South Klondike Highway
Caribou Crossing Trading Post - Check out the homey wildlife museum with full-size dioramas of Yukon wildlife - fluffy white mountain goats, polar bear, bison, Dall sheep, wolf, snowshoe hare, lynx, and caribou. Also, pan for gold or play a round of mini-golf.
Carcross Desert - Stop to let the kids run around "the world's smallest desert;" it's one square mile of sand dunes. How did the dunes get here? The "desert" was once the sandy bottom of a lake formed by glaciers.
Carcoss - The name of the town of Carcross is a shortened form of "caribou crossing," referring to herds of caribou that migrated through the area. Kids will want to stop into the delightful old-fashioned Matthew Watson General Store for an ice cream - 24 different flavors.
White Pass - On the highway there are several pullouts, so take time to stop and look at the landscape around White Pass. Even in summer, there's snow on the mountains and temperatures of 45 degrees. Kids can easily imagine the hardships the prospectors endured to carry a ton of supplies through the mountains.
Skagway (Alaska) -
During the Klondike Gold Rush, starting in 1897 prospectors landed by steamship at Skagway or Dyea. "Stampeders" were required transport a year's worth of supplies over the mountain passes. At Bennett Lake, they built boats and floated down the Yukon River to Dawson City.

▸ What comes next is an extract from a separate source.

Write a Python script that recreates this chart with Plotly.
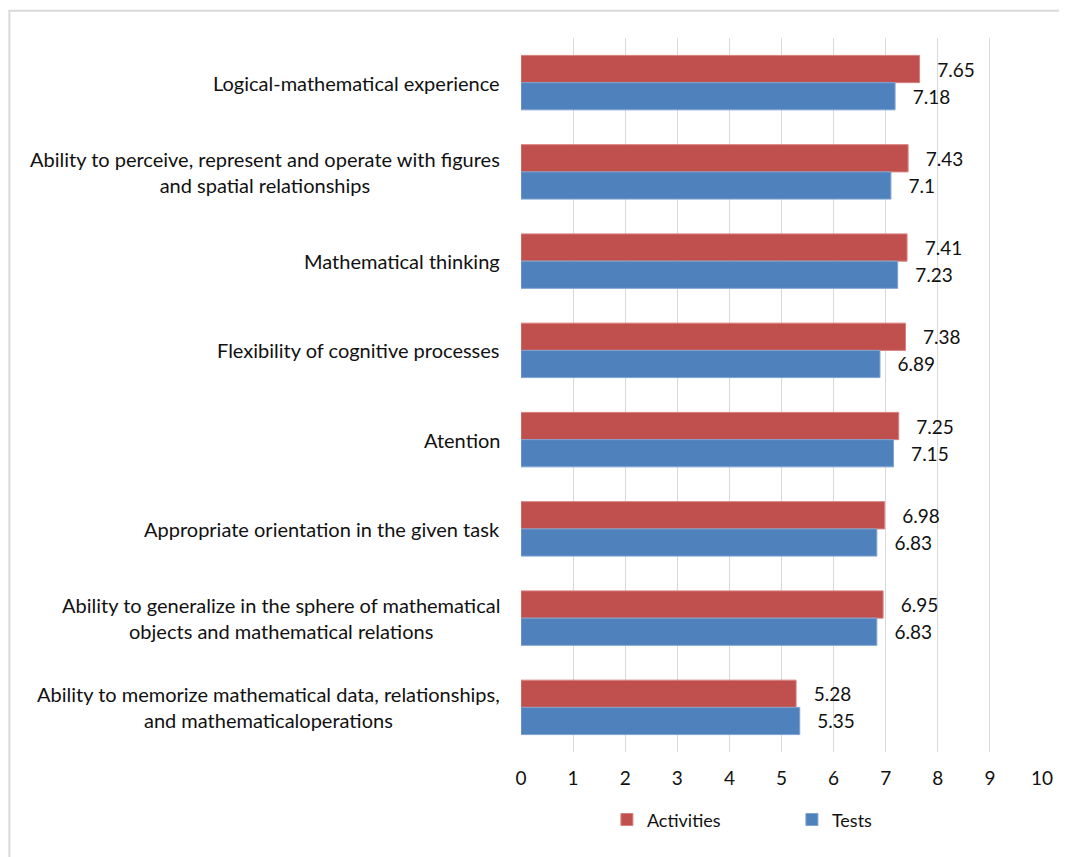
import plotly.graph_objects as go

categories = [
    "Logical-mathematical experience",
    "Ability to perceive, represent and operate with figures<br>and spatial relationships",
    "Mathematical thinking",
    "Flexibility of cognitive processes",
    "Atention",
    "Appropriate orientation in the given task",
    "Ability to generalize in the sphere of mathematical<br>objects and mathematical relations",
    "Ability to memorize mathematical data, relationships,<br>and mathematicaloperations",
]
activities = [7.65, 7.43, 7.41, 7.38, 7.25, 6.98, 6.95, 5.28]
tests = [7.18, 7.1, 7.23, 6.89, 7.15, 6.83, 6.83, 5.35]
x_ticks = list(range(0, 11))

FONT = "Lato, Open Sans, Liberation Sans, sans-serif"
PAD = "\u00a0\u00a0\u00a0"

fig = go.Figure()
fig.add_trace(go.Bar(
    y=categories, x=activities, name="Activities", orientation="h",
    marker=dict(color="#C0504D", line=dict(color="#D9807E", width=1)),
    text=[PAD + f"{v:g}" for v in activities], textposition="outside",
    textfont=dict(size=19, color="#111111", family=FONT), cliponaxis=False,
))
fig.add_trace(go.Bar(
    y=categories, x=tests, name="Tests", orientation="h",
    marker=dict(color="#4F81BD", line=dict(color="#7FA3D0", width=1)),
    text=[PAD + f"{v:g}" for v in tests], textposition="outside",
    textfont=dict(size=19, color="#111111", family=FONT), cliponaxis=False,
))

for c in categories:
    fig.add_annotation(
        x=0, xref="paper", y=c, yref="y", text=c, showarrow=False,
        xanchor="right", align="center", xshift=-19,
        font=dict(size=20, color="#111111", family=FONT),
    )

fig.add_shape(type="rect", xref="paper", yref="paper",
              x0=-0.982, x1=1.1, y0=-0.2, y1=1.038,
              line=dict(color="#D9D9D9", width=2), layer="below")

fig.update_layout(
    width=1067, height=857,
    margin=dict(l=513, r=33, t=30, b=113),
    paper_bgcolor="white", plot_bgcolor="white",
    barmode="group", bargap=0.39, bargroupgap=0,
    font=dict(family=FONT, size=18, color="#111111"),
    showlegend=True,
    legend=dict(orientation="h", x=0.52, xanchor="center", y=-0.095, yanchor="middle",
                font=dict(size=18), itemwidth=30, tracegroupgap=0,
                entrywidth=140),
    xaxis=dict(range=[0, 10], tickvals=x_ticks, showgrid=True, gridcolor="#D9D9D9",
               gridwidth=1, zeroline=False, showline=False, ticks="",
               tickfont=dict(size=19), ticklen=0, ticklabelstandoff=13,
               fixedrange=True),
    yaxis=dict(autorange="reversed", showticklabels=False, showgrid=False,
               zeroline=False, showline=False, ticks=""),
)

fig.write_html("out.html")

Visitor Center & Klondike National Historical Museum (2nd and Broadway) - For an introduction to the Klondike gold rush, start with the half hour movie. Check out the full size diorama of a prospector with a year's worth of supplies (e.g. 150 lbs bacon, 400 lbs. flour, 125 lbs. beans, shovels, picks, gold pans, granite buckets, large tent), the wooden dog sled, and scale model of the mountain passes. The Visitor Center is open May to September.
Moore Homestead - Before the Klondike Gold Rush, Captain William Moore and his son Ben homesteaded here, and built a wharf and sawmill. Look into into the wooden log cabin they built in 1887.
Ben Moore, married a Tlingit woman and had three children; the family lived in the large blue wooden house, which you can visit today. Each room of the house is chock full of Victorian furniture and decorations, as well as Tlingit artifacts such as furs and slippers. A visit to the homestead is free.
Mollie Walsh Park (6th Ave., east of Broadway) - A block north from the Moore Homestead is a small park with
picnic tables, restrooms, and a
playground with swings and climbing structures.
Gold Rush Cemetery and Reid Falls - The Gold Rush Cemetery was our favorite spot in Skagway. Both Soapy Smith (Jefferson R. Smith) and Frank Reid are buried here, as well as other people, most of whom died in 1898 and 1899. Smith, the Skagway con man and crime boss, was killed in a shootout by Frank Reid, the town surveyor.
After you've inspected all the names on the wooden tombstones, take a short walk through the woods to Reid Falls, a lovely waterfall cascading down into a rocky creek.